*RECORDS SHOWN*:
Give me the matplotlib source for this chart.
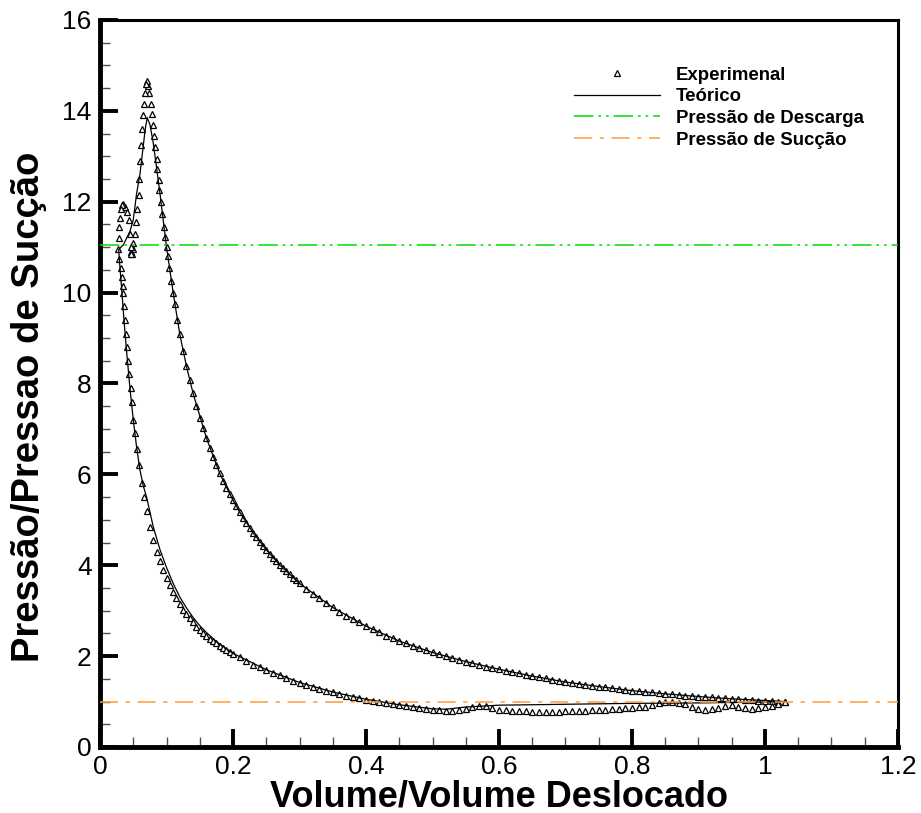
import matplotlib.pyplot as plt
from matplotlib.ticker import MultipleLocator, FuncFormatter

exp_comp_x = [1.03, 1.02, 1.01, 1.00, 0.99, 0.98, 0.97, 0.96, 0.95, 0.94,
              0.93, 0.92, 0.91, 0.90, 0.89, 0.88, 0.87, 0.86, 0.85, 0.84,
              0.83, 0.82, 0.81, 0.80, 0.79, 0.78, 0.77, 0.76, 0.75, 0.74,
              0.73, 0.72, 0.71, 0.70, 0.69, 0.68, 0.67, 0.66, 0.65, 0.64,
              0.63, 0.62, 0.61, 0.60, 0.59, 0.58, 0.57, 0.56, 0.55, 0.54,
              0.53, 0.52, 0.51, 0.50, 0.49, 0.48, 0.47, 0.46, 0.45, 0.44,
              0.43, 0.42, 0.41, 0.40, 0.39, 0.38, 0.37, 0.36, 0.35, 0.34,
              0.33, 0.32, 0.31, 0.30, 0.295, 0.29, 0.285, 0.28, 0.275, 0.27,
              0.265, 0.26, 0.255, 0.25, 0.245, 0.24, 0.235, 0.23, 0.225, 0.22,
              0.215, 0.21, 0.205, 0.20, 0.195, 0.19, 0.185, 0.18, 0.175, 0.17,
              0.165, 0.16, 0.155, 0.15, 0.145, 0.14, 0.135, 0.13, 0.125, 0.12,
              0.116, 0.113, 0.110, 0.107, 0.104, 0.102, 0.100, 0.098, 0.096, 0.093,
              0.091, 0.089, 0.088, 0.086, 0.085, 0.083, 0.081, 0.080, 0.078, 0.076,
              0.074, 0.072, 0.070, 0.069, 0.068, 0.066, 0.064, 0.063, 0.061, 0.060,
              0.059, 0.058, 0.056, 0.054, 0.052, 0.050, 0.049, 0.048, 0.047, 0.046,
              0.047, 0.045, 0.043, 0.040, 0.038, 0.035, 0.033, 0.031, 0.030, 0.029,
              0.028, 0.0275]
exp_comp_y = [1.00, 1.00, 1.01, 1.01, 1.02, 1.03, 1.04, 1.05, 1.06, 1.07,
              1.08, 1.09, 1.10, 1.11, 1.12, 1.13, 1.14, 1.16, 1.17, 1.18,
              1.20, 1.21, 1.23, 1.24, 1.26, 1.27, 1.29, 1.31, 1.33, 1.35,
              1.37, 1.39, 1.41, 1.43, 1.46, 1.48, 1.51, 1.53, 1.56, 1.59,
              1.62, 1.65, 1.68, 1.71, 1.74, 1.77, 1.81, 1.84, 1.88, 1.92,
              1.96, 2.00, 2.04, 2.08, 2.13, 2.18, 2.22, 2.28, 2.33, 2.39,
              2.45, 2.52, 2.59, 2.66, 2.74, 2.81, 2.89, 2.98, 3.07, 3.17,
              3.27, 3.37, 3.48, 3.60, 3.67, 3.73, 3.80, 3.87, 3.94, 4.01,
              4.09, 4.17, 4.25, 4.34, 4.43, 4.52, 4.62, 4.72, 4.83, 4.94,
              5.05, 5.17, 5.30, 5.43, 5.57, 5.71, 5.86, 6.02, 6.20, 6.38,
              6.58, 6.80, 7.02, 7.25, 7.50, 7.78, 8.07, 8.38, 8.72, 9.08,
              9.40, 9.75, 10.00, 10.25, 10.55, 10.80, 11.00, 11.23, 11.45, 11.74,
              12.00, 12.25, 12.48, 12.72, 12.95, 13.20, 13.45, 13.70, 13.94, 14.15,
              14.40, 14.55, 14.65, 14.60, 14.40, 14.15, 13.90, 13.60, 13.25, 12.90,
              12.50, 12.15, 11.85, 11.55, 11.30, 11.10, 10.95, 10.85, 10.90, 10.85,
              11.00, 11.30, 11.60, 11.78, 11.88, 11.95, 11.93, 11.85, 11.65, 11.45,
              11.20, 10.95]

# Experimental points, expansion + suction
exp_expa_x = [0.029, 0.0315, 0.033, 0.034, 0.035, 0.036, 0.0375, 0.039, 0.0405, 0.0425,
              0.044, 0.046, 0.0475, 0.050, 0.052, 0.055, 0.058, 0.0625, 0.066, 0.070,
              0.075, 0.080, 0.085, 0.090, 0.095, 0.100, 0.105, 0.110, 0.115, 0.120,
              0.125, 0.130, 0.135, 0.140, 0.145, 0.150, 0.155, 0.160, 0.165, 0.170,
              0.175, 0.180, 0.185, 0.19, 0.195, 0.20, 0.21, 0.22, 0.23, 0.24,
              0.25, 0.26, 0.27, 0.28, 0.29, 0.30, 0.31, 0.32, 0.33, 0.34,
              0.35, 0.36, 0.37, 0.38, 0.39, 0.40, 0.41, 0.42, 0.43, 0.44,
              0.45, 0.46, 0.47, 0.48, 0.49, 0.50, 0.51, 0.52, 0.53, 0.54,
              0.55, 0.56, 0.57, 0.58, 0.59, 0.60, 0.61, 0.62, 0.63, 0.64,
              0.65, 0.66, 0.67, 0.68, 0.69, 0.70, 0.71, 0.72, 0.73, 0.74,
              0.75, 0.76, 0.77, 0.78, 0.79, 0.80, 0.81, 0.82, 0.83, 0.84,
              0.85, 0.86, 0.87, 0.88, 0.89, 0.90, 0.91, 0.92, 0.93, 0.94,
              0.95, 0.96, 0.97, 0.98, 0.99, 1.00, 1.01, 1.02, 1.03]
exp_expa_y = [10.75, 10.55, 10.35, 10.15, 10.00, 9.70, 9.40, 9.10, 8.80, 8.50,
              8.20, 7.90, 7.60, 7.20, 6.90, 6.55, 6.20, 5.80, 5.50, 5.20,
              4.85, 4.55, 4.30, 4.10, 3.90, 3.72, 3.56, 3.41, 3.27, 3.14,
              3.01, 2.92, 2.83, 2.74, 2.65, 2.57, 2.50, 2.44, 2.38, 2.33,
              2.28, 2.23, 2.18, 2.13, 2.09, 2.05, 1.97, 1.90, 1.81, 1.75,
              1.69, 1.63, 1.58, 1.52, 1.46, 1.41, 1.37, 1.32, 1.28, 1.24,
              1.20, 1.17, 1.13, 1.10, 1.07, 1.04, 1.01, 0.99, 0.96, 0.94,
              0.92, 0.90, 0.88, 0.86, 0.84, 0.82, 0.81, 0.80, 0.80, 0.81,
              0.84, 0.88, 0.91, 0.90, 0.86, 0.82, 0.81, 0.80, 0.79, 0.79,
              0.78, 0.78, 0.78, 0.78, 0.78, 0.79, 0.79, 0.80, 0.80, 0.81,
              0.81, 0.82, 0.83, 0.84, 0.85, 0.86, 0.88, 0.89, 0.93, 0.97,
              1.00, 0.99, 0.97, 0.94, 0.89, 0.84, 0.81, 0.83, 0.86, 0.90,
              0.92, 0.89, 0.85, 0.84, 0.85, 0.87, 0.91, 0.95, 1.00]

# Theoretical cycle
theo_x = [1.03, 0.95, 0.90, 0.85, 0.80, 0.75, 0.70, 0.65, 0.60, 0.55,
          0.50, 0.45, 0.40, 0.35, 0.30, 0.27, 0.25, 0.23, 0.21, 0.20,
          0.18, 0.16, 0.14, 0.13, 0.12, 0.11, 0.10, 0.09, 0.08, 0.075,
          0.071, 0.068, 0.064, 0.060, 0.055, 0.050, 0.045, 0.040, 0.035, 0.030,
          0.028, 0.030, 0.033, 0.036, 0.040, 0.045, 0.050, 0.055, 0.060, 0.065,
          0.070, 0.080, 0.090, 0.100, 0.110, 0.120, 0.130, 0.140, 0.150, 0.160,
          0.175, 0.20, 0.25, 0.30, 0.35, 0.40, 0.45, 0.50, 0.52, 0.55,
          0.60, 0.70, 0.80, 0.90, 0.95, 1.00, 1.03]
theo_y = [1.00, 1.06, 1.11, 1.17, 1.24, 1.33, 1.43, 1.56, 1.71, 1.88,
          2.08, 2.33, 2.66, 3.07, 3.60, 4.01, 4.34, 4.72, 5.17, 5.43,
          6.02, 6.80, 7.78, 8.38, 9.08, 10.00, 11.00, 12.20, 13.30, 13.70,
          13.85, 13.60, 13.10, 12.60, 12.18, 11.60, 11.35, 11.20, 11.05, 10.98,
          10.94, 10.55, 10.00, 9.40, 8.70, 7.90, 7.20, 6.60, 6.10, 5.75,
          5.50, 4.85, 4.35, 3.95, 3.60, 3.30, 3.06, 2.85, 2.67, 2.52,
          2.32, 2.06, 1.70, 1.42, 1.21, 1.05, 0.93, 0.84, 0.83, 0.88,
          0.92, 0.94, 0.96, 0.97, 0.98, 0.99, 1.00]

p_descarga = 11.05
p_succao = 1.0

plt.rcParams['font.family'] = ['Liberation Sans', 'DejaVu Sans']
plt.rcParams['lines.scale_dashes'] = False

fig = plt.figure(figsize=(9.21, 8.13), dpi=100)
ax = fig.add_axes([0.1086, 0.0812, 0.8664, 0.8942])

ax.plot(exp_comp_x + exp_expa_x, exp_comp_y + exp_expa_y, ls='none', marker='^',
        ms=4.8, mfc='white', mec='black', mew=0.9, label='Experimenal', zorder=3)
ax.plot(theo_x, theo_y, color='black', lw=0.9, label='Teórico', zorder=4)
ax.axhline(p_descarga, color='#00dd00', lw=1.1, dashes=(14, 3.5, 2, 3.5, 2, 3.5),
           label='Pressão de Descarga', zorder=5)
ax.axhline(p_succao, color='#ff9a3c', lw=1.1, dashes=(13, 5.5, 3, 5.5),
           label='Pressão de Sucção', zorder=5)

ax.set_xlim(0, 1.2)
ax.set_ylim(0, 16)
ax.xaxis.set_major_locator(MultipleLocator(0.2))
ax.xaxis.set_minor_locator(MultipleLocator(0.05))
ax.yaxis.set_major_locator(MultipleLocator(2))
ax.yaxis.set_minor_locator(MultipleLocator(0.5))
ax.xaxis.set_major_formatter(FuncFormatter(lambda v, p: f'{v:g}'))
ax.yaxis.set_major_formatter(FuncFormatter(lambda v, p: f'{v:g}'))

ax.spines['left'].set_linewidth(3.5)
ax.spines['bottom'].set_linewidth(3.5)
ax.spines['top'].set_linewidth(2.2)
ax.spines['right'].set_linewidth(2.2)

ax.tick_params(which='major', direction='in', length=13, width=2.8,
               labelsize=19, pad=6, top=False, right=False)
ax.tick_params(which='minor', direction='in', length=7, width=1,
               color='0.3', top=False, right=False)

ax.set_xlabel('Volume/Volume Deslocado', fontsize=26, fontweight='bold', labelpad=0)
ax.set_ylabel('Pressão/Pressao de Sucção', fontsize=27.5, fontweight='bold')
ax.yaxis.set_label_coords(-0.067, 0.468)

leg = ax.legend(loc='upper left', bbox_to_anchor=(0.5735, 0.959), frameon=False,
                numpoints=1, handlelength=4.6, handletextpad=0.86, labelspacing=0.25,
                prop={'size': 13.4, 'weight': 'bold'})

fig.savefig('out.png', dpi=100)
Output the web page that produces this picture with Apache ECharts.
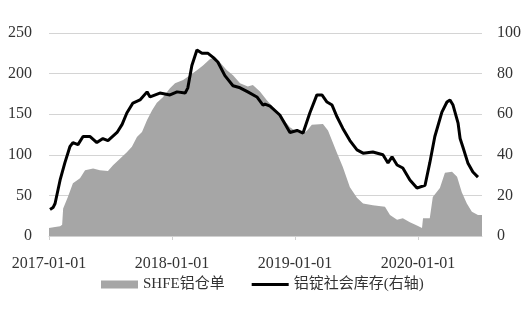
<!DOCTYPE html>
<html><head><meta charset="utf-8">
<script src="https://cdn.jsdelivr.net/npm/echarts@6/dist/echarts.min.js"></script>
<style>html,body{margin:0;padding:0;background:#fff}#c{width:527px;height:311px}</style>
</head><body><div id="c"></div>
<script>
const yearLabels = ['2017-01-01','2018-01-01','2019-01-01','2020-01-01'];
const shfeDates = ['2017-01-01','2017-01-19','2017-02-03','2017-02-09','2017-02-12','2017-02-26','2017-03-13','2017-04-03','2017-04-18','2017-05-12','2017-06-01','2017-06-25','2017-07-10','2017-07-25','2017-08-20','2017-09-04','2017-09-19','2017-10-04','2017-10-19','2017-11-03','2017-11-17','2017-12-05','2017-12-26','2018-01-10','2018-02-03','2018-02-17','2018-03-16','2018-04-03','2018-04-24','2018-05-09','2018-05-23','2018-06-13','2018-07-01','2018-07-22','2018-08-14','2018-08-29','2018-09-19','2018-10-10','2018-10-19','2018-11-17','2018-12-17','2019-01-07','2019-01-25','2019-02-06','2019-02-20','2019-03-25','2019-04-09','2019-05-06','2019-05-23','2019-06-13','2019-07-04','2019-07-22','2019-08-20','2019-09-25','2019-10-10','2019-10-31','2019-11-17','2019-12-08','2019-12-29','2020-01-13','2020-01-16','2020-02-05','2020-02-14','2020-03-06','2020-03-21','2020-04-11','2020-04-26','2020-05-10','2020-05-25','2020-06-09','2020-06-27','2020-07-09'];
const shfeValues = [10,11,12,14,34,48,65,71,81,83,81,80,87,93,103,110,122,128,143,155,164,171,182,188,192,196,204,210,218,220,214,204,198,188,184,186,178,167,163,149,134,128,126,130,137,138,130,102,85,60,47,40,38,36,26,20,22,17,13,10,22,22,48,59,78,79,73,54,40,30,26,26];
const stockDates = ['2017-01-04','2017-01-13','2017-01-19','2017-02-03','2017-02-17','2017-03-04','2017-03-13','2017-03-28','2017-04-12','2017-05-03','2017-05-23','2017-06-10','2017-06-25','2017-07-22','2017-08-06','2017-08-20','2017-09-07','2017-09-28','2017-10-19','2017-10-28','2017-11-26','2017-12-26','2018-01-16','2018-02-09','2018-02-17','2018-03-01','2018-03-16','2018-03-31','2018-04-18','2018-05-03','2018-05-17','2018-06-07','2018-07-01','2018-07-22','2018-08-14','2018-09-10','2018-09-28','2018-10-04','2018-10-19','2018-11-17','2018-12-17','2019-01-07','2019-01-25','2019-02-14','2019-03-07','2019-03-22','2019-04-06','2019-04-21','2019-05-06','2019-05-23','2019-06-13','2019-07-04','2019-07-22','2019-08-20','2019-09-19','2019-10-04','2019-10-16','2019-10-31','2019-11-17','2019-12-08','2019-12-29','2020-01-22','2020-02-05','2020-02-20','2020-03-12','2020-03-27','2020-04-05','2020-04-14','2020-04-29','2020-05-05','2020-05-13','2020-05-28','2020-06-12','2020-06-27'];
const stockValues = [13,14,16,27.6,36,44,46,45,49,49,46,48,47,51,55,60.6,65.5,67,71,68.5,70.4,69.5,71,70.4,73,84,91.6,90,90,88,85.7,79,74,73,71,68.5,64.5,65,64,59.6,51,52,50.7,60.6,69.5,69.5,66,64.5,58.6,53,47,42.4,40.8,41.4,40,36,39,35,33.5,27.6,23.6,25,36,49,61,66,67,64.5,55.6,48,44,36,31.5,29];
const endDate = '2020-07-09';

const base = Date.parse('2017-01-01');
const dayOf = d => Math.round((Date.parse(d) - base) / 86400000);
const serif = "'Liberation Serif','Noto Sans CJK SC',serif";
const chart = echarts.init(document.getElementById('c'));
chart.setOption({
  animation: false,
  grid: {left: 49, right: 45, top: 33, bottom: 75},
  legend: {
    bottom: 14, left: 96, itemGap: 27, itemWidth: 37, itemHeight: 8,
    textStyle: {fontFamily: serif, fontSize: 15, color: '#333'},
    data: [{name: 'SHFE铝仓单', icon: 'rect'}, {name: '铝锭社会库存(右轴)', icon: 'path://M0 0H37V3H0Z'}]
  },
  xAxis: {
    type: 'value', min: 0, max: dayOf(endDate),
    axisLine: {lineStyle: {color: '#d0d0d0', width: 1}},
    axisTick: {show: true, length: 4, customValues: yearLabels.map(dayOf), lineStyle: {color: '#d0d0d0'}},
    axisLabel: {customValues: yearLabels.map(dayOf), margin: 20, fontFamily: serif, fontSize: 16, color: '#333',
      formatter: v => yearLabels[Math.round(v / 365)] || ''},
    splitLine: {show: false}
  },
  yAxis: [
    {type: 'value', min: 0, max: 250, interval: 50,
     axisLine: {show: false}, axisTick: {show: false},
     axisLabel: {margin: 17, fontFamily: serif, fontSize: 16, color: '#333'},
     splitLine: {lineStyle: {color: '#d4d4d4', width: 1}}},
    {type: 'value', min: 0, max: 100, interval: 20,
     axisLine: {show: false}, axisTick: {show: false},
     axisLabel: {margin: 15, fontFamily: serif, fontSize: 16, color: '#333'},
     splitLine: {show: false}}
  ],
  series: [
    {name: 'SHFE铝仓单', type: 'line', yAxisIndex: 0, symbol: 'none',
     itemStyle: {color: '#a6a6a6'}, lineStyle: {width: 0, color: '#a6a6a6'},
     areaStyle: {color: '#a6a6a6', opacity: 1},
     data: shfeDates.map((d, i) => [dayOf(d), shfeValues[i]])},
    {name: '铝锭社会库存(右轴)', type: 'line', yAxisIndex: 1, symbol: 'none',
     itemStyle: {color: '#000'}, lineStyle: {width: 3, color: '#000'},
     data: stockDates.map((d, i) => [dayOf(d), stockValues[i]])}
  ]
});
</script></body></html>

*TASK REQUIREMENTS*: Only the lines from the top of the records through the line with "from matplotlib.ticker import" belong in the copy; write them out exactly, leaving out pictures.

*SOLUTION BELOW*:
Give me the matplotlib source for this chart.
import matplotlib.pyplot as plt
from matplotlib.ticker import MultipleLocator, FuncFormatter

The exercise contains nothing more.